Amid controversy surrounding Apple's CSAM detection system, a San Francisco Bay Area doctor has been charged with possessing child pornography in his Apple iCloud account, according to federal authorities.

The U.S. Department of Justice announced Thursday that Andrew Mollick, 58, had at least 2,000 sexually exploitative images and videos of children stored in his iCloud account. Mollick is an oncology specialist affiliated with several Bay Area medical facilitates, as well as an associate professor at UCSF School of Medicine.

Additionally, he uploaded one of the images to social media app Kik, according to the recently unsealed federal complaint (via KRON4).

Apple has recently announced plans to introduce a system designed to detect child sexual abuse material (CSAM) in iCloud and provide a report to the National Center for Missing and Exploited Children (NCMEC). The system, which relies on cryptographic techniques to ensure user privacy, has caused controversy among the digital rights and cybersecurity communities.

The system does not scan actual images on a user's iCloud account.

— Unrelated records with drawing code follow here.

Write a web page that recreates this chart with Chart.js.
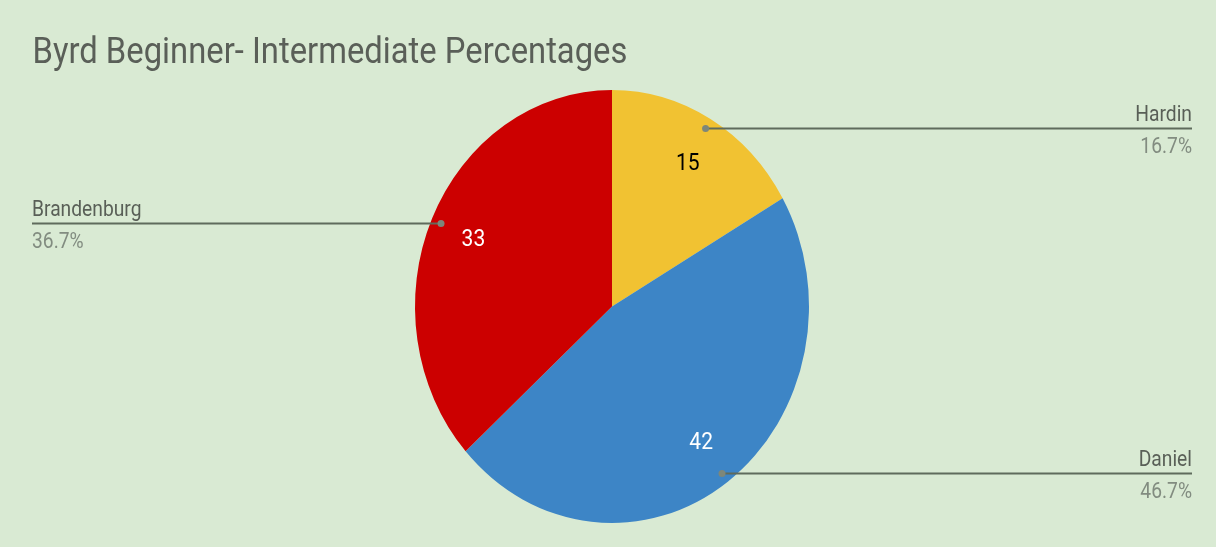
<!DOCTYPE html>
<html>
<head>
<meta charset="utf-8">
<script src="https://cdn.jsdelivr.net/npm/chart.js@4.4.1/dist/chart.umd.min.js"></script>
<style>
  html, body { margin: 0; padding: 0; background: #d9ead3; }
  #wrap { width: 1216px; height: 547px; position: relative; }
</style>
</head>
<body>
<div id="wrap"><canvas id="pieChart"></canvas></div>
<script>
// data
const chartTitle = "Byrd Beginner- Intermediate Percentages";
const labels = ["Hardin", "Daniel", "Brandenburg"];
const values = [15, 42, 33];
const colors = ["#f1c232", "#3d85c6", "#cc0000"];
const valueColors = ["#000000", "#ffffff", "#ffffff"];
const sides = ["right", "right", "left"];

const total = values.reduce((a, b) => a + b, 0);

// the reference pie is a bit taller than wide, and its text is narrow
const yStretch = 216.5 / 197;
const textSqueeze = 0.875;

// draw text squeezed horizontally, anchored at x
function narrowText(ctx, text, x, y, align, squeeze) {
  ctx.save();
  ctx.translate(x, y);
  ctx.scale(squeeze || textSqueeze, 1);
  ctx.textAlign = align;
  ctx.fillText(text, 0, 0);
  ctx.restore();
}

// squash the arcs into an ellipse
const ellipsePlugin = {
  id: "ellipse",
  beforeDatasetsDraw(chart) {
    const arc = chart.getDatasetMeta(0).data[0];
    const ctx = chart.ctx;
    ctx.save();
    ctx.translate(arc.x, arc.y);
    ctx.scale(1, yStretch);
    ctx.translate(-arc.x, -arc.y);
  },
  afterDatasetsDraw(chart) {
    chart.ctx.restore();
  },
};

// title, value labels inside slices, leader lines with name + percent outside
const labelPlugin = {
  id: "sliceLabels",
  afterDraw(chart) {
    const ctx = chart.ctx;

    ctx.save();
    ctx.font = "37px Roboto";
    ctx.fillStyle = "#5a5f58";
    ctx.textBaseline = "alphabetic";
    narrowText(ctx, chartTitle, 32.5, 62.5, "left", 0.886);
    ctx.restore();

    const meta = chart.getDatasetMeta(0);
    meta.data.forEach((arc, i) => {
      const p = arc.getProps(["x", "y", "startAngle", "endAngle", "outerRadius"], true);
      const mid = (p.startAngle + p.endAngle) / 2;
      const r = p.outerRadius;

      // value inside the slice
      const vx = p.x + Math.cos(mid) * r * 0.77;
      const vy = p.y + Math.sin(mid) * r * 0.77 * yStretch;
      ctx.save();
      ctx.font = "24px Roboto";
      ctx.fillStyle = valueColors[i];
      ctx.textBaseline = "middle";
      narrowText(ctx, String(values[i]), vx, vy + 1.5, "center");

      // leader line
      const dx = p.x + Math.cos(mid) * r * 0.95;
      const dy = Math.round(p.y + Math.sin(mid) * r * 0.95 * yStretch) + 0.5;
      const endX = sides[i] === "right" ? 1192 : 32;
      ctx.strokeStyle = "#5f6b5c";
      ctx.lineWidth = 2;
      ctx.beginPath();
      ctx.moveTo(dx, dy);
      ctx.lineTo(endX, dy);
      ctx.stroke();
      ctx.fillStyle = "#7d877a";
      ctx.beginPath();
      ctx.arc(dx, dy, 3.5, 0, Math.PI * 2);
      ctx.fill();

      // name and percentage
      const align = sides[i] === "right" ? "right" : "left";
      ctx.textBaseline = "alphabetic";
      ctx.font = "22px Roboto";
      ctx.fillStyle = "#595f57";
      narrowText(ctx, labels[i], endX, dy - 8, align);
      ctx.fillStyle = "#828c80";
      const pct = ((values[i] / total) * 100).toFixed(1) + "%";
      narrowText(ctx, pct, endX, dy + 24.5, align);
      ctx.restore();
    });
  },
};

const ctx = document.getElementById("pieChart").getContext("2d");
new Chart(ctx, {
  type: "pie",
  data: {
    labels: labels,
    datasets: [
      {
        data: values,
        backgroundColor: colors,
        borderWidth: 0,
      },
    ],
  },
  options: {
    responsive: true,
    maintainAspectRatio: false,
    animation: false,
    layout: {
      padding: { top: 109.5, bottom: 43.5, left: 32, right: 24 },
    },
    plugins: {
      legend: { display: false },
      tooltip: { enabled: false },
      title: { display: false },
    },
  },
  plugins: [ellipsePlugin, labelPlugin],
});
</script>
</body>
</html>
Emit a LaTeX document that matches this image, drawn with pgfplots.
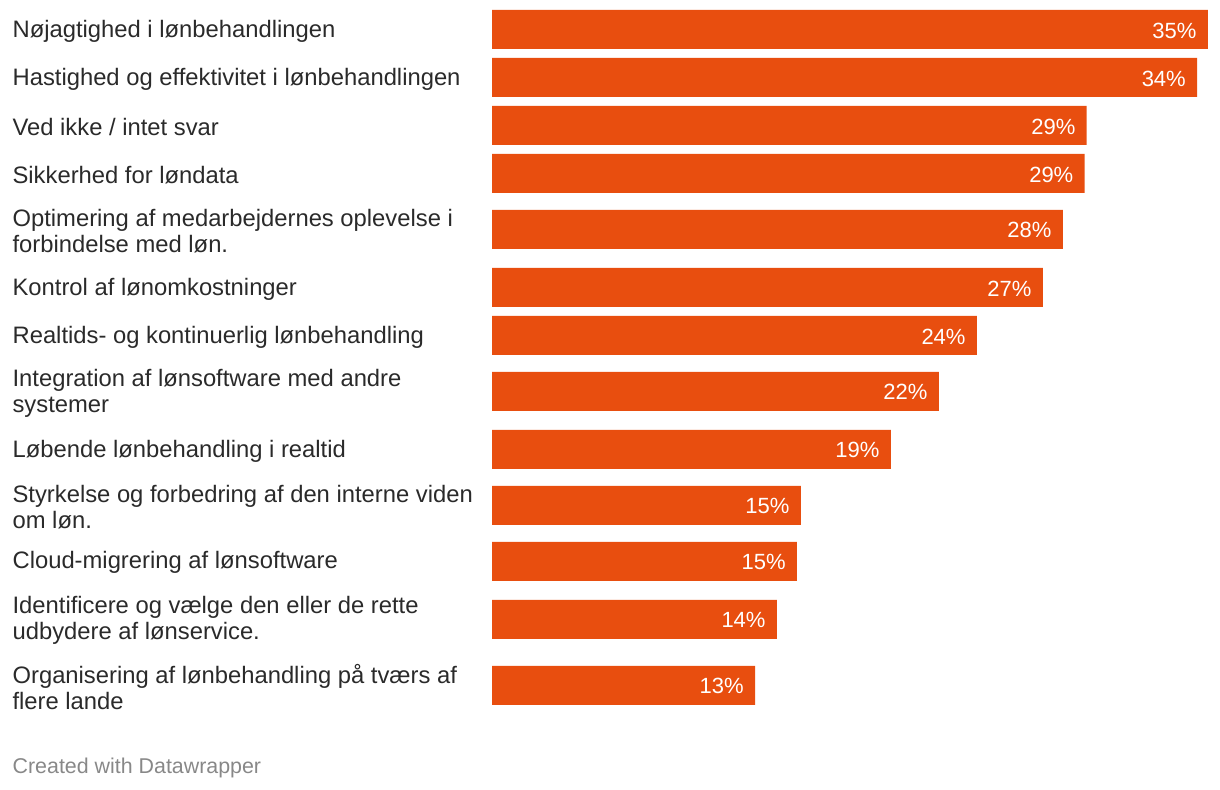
\documentclass[border=0pt]{standalone}
\usepackage{pgfplots}
\pgfplotsset{compat=1.18}
\usepackage{fontspec}
\setmainfont{Liberation Sans}
\definecolor{barc}{HTML}{E84E0F}
\definecolor{txt}{HTML}{2A2A2A}
\definecolor{foot}{HTML}{888888}
\begin{document}
\begin{tikzpicture}
\begin{axis}[
  width=610pt, height=395pt, scale only axis,
  xmin=-24.05, xmax=35.587,
  ymin=0, ymax=790, y dir=reverse,
  axis line style={draw=none},
  xtick=\empty,
  major tick length=0pt,
  clip=false,
  ytick={29.5,77.5,125.5,173.5,229.5,287.5,335.5,391.5,449.5,505.5,561.5,619.5,685.5},
  yticklabels={
    {Nøjagtighed i lønbehandlingen},
    {Hastighed og effektivitet i lønbehandlingen},
    {Ved ikke / intet svar},
    {Sikkerhed for løndata},
    {Optimering af medarbejdernes oplevelse i\\forbindelse med løn.},
    {Kontrol af lønomkostninger},
    {Realtids- og kontinuerlig lønbehandling},
    {Integration af lønsoftware med andre\\systemer},
    {Løbende lønbehandling i realtid},
    {Styrkelse og forbedring af den interne viden\\om løn.},
    {Cloud-migrering af lønsoftware},
    {Identificere og vælge den eller de rette\\udbydere af lønservice.},
    {Organisering af lønbehandling på tværs af\\flere lande}
  },
  yticklabel style={anchor=west, align=left, inner sep=0pt, xshift=6pt, yshift=-0.75pt,
    font=\fontsize{11.9}{13}\selectfont, text=txt},
  xbar, bar width=19.5pt,
  nodes near coords,
  point meta=explicit symbolic,
  nodes near coords style={anchor=east, xshift=-5.5pt, yshift=-0.5pt, text=white,
    font=\fontsize{11}{13}\selectfont, inner sep=0pt},
]
\addplot[fill=barc, draw=none] table[x=v, y=y, meta=lab] {
v y lab
35.00 29.5 35\%
34.48 77.5 34\%
29.08 125.5 29\%
28.98 173.5 29\%
27.91 229.5 28\%
26.93 287.5 27\%
23.71 335.5 24\%
21.85 391.5 22\%
19.50 449.5 19\%
15.10 505.5 15\%
14.91 561.5 15\%
13.93 619.5 14\%
12.86 685.5 13\%
};
\draw[draw=none] (rel axis cs:0,0) rectangle (rel axis cs:1,1);
\node[anchor=west, inner sep=0pt, text=foot, font=\fontsize{10.7}{12}\selectfont] at (axis cs:-23.46,768) {Created with Datawrapper};
\end{axis}
\end{tikzpicture}
\end{document}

Instead, it relies on matching hashes of images stored in iCloud to known CSAM hashes provided by at least two child safety organizations. There's also a threshold of at least 30 pieces of CSAM to help mitigate false positives.

Documents revealed during the Epic Games v. Apple trial indicated that Apple anti-fraud chief Eric Friedman thought that the Cupertino tech giant's services were the "greatest platform for distributing" CSAM. Friedman attributed that fact to Apple's strong stance on user privacy.

Despite the backlash, Apple is pressing forward with its plans to debut the CSAM detection system. It maintains that the platform will still preserve the privacy of users who do not have collections of CSAM on their iCloud accounts.



44 Comments

nizzard 14 Years · 58 comments

I’m ok with this.   What is NOT ok is them backdooring Messages (to start).

DAalseth 6 Years · 3067 comments

This says to me that they then have no reason to add any additional measures. They can already detect these images in iCloud. 

baconstang 10 Years · 1160 comments

Looks like they caught this jerk without installing spyware on his phone.

zimmie 9 Years · 651 comments

DAalseth said:
This says to me that they then have no reason to add any additional measures. They can already detect these images in iCloud. 

They can ... because images in iCloud aren't encrypted today. Apple's servers have the ability to see them.

With this new plan to scan images on end users' devices as they are being uploaded to iCloud, the images themselves can be encrypted in a way that Apple can't break. Each uploaded instance of CSAM includes a partial direction on how to find the key to decrypt the images. This is known as threshold secret sharing. They aren't exactly parts of the key, but once Apple has enough (apparently 30 in this case), they can use the directions to generate their own copy of the key. (Edited to clarify that last sentence.)

Today, Apple employees can poke through your photos and share ones they find interesting (presumably policy does not allow this, but they have the capability to). With the announced system in place, they would no longer be able to at a technical level.

sflocal 16 Years · 6138 comments

Looks like they caught this jerk without installing spyware on his phone.

Where did Apple say they were installing "spyware" on iPhones?  They are scanning iCloud photos in its datacenter, but nothing gets loaded on the phone itself.


Why do people continue pushing false stories like this?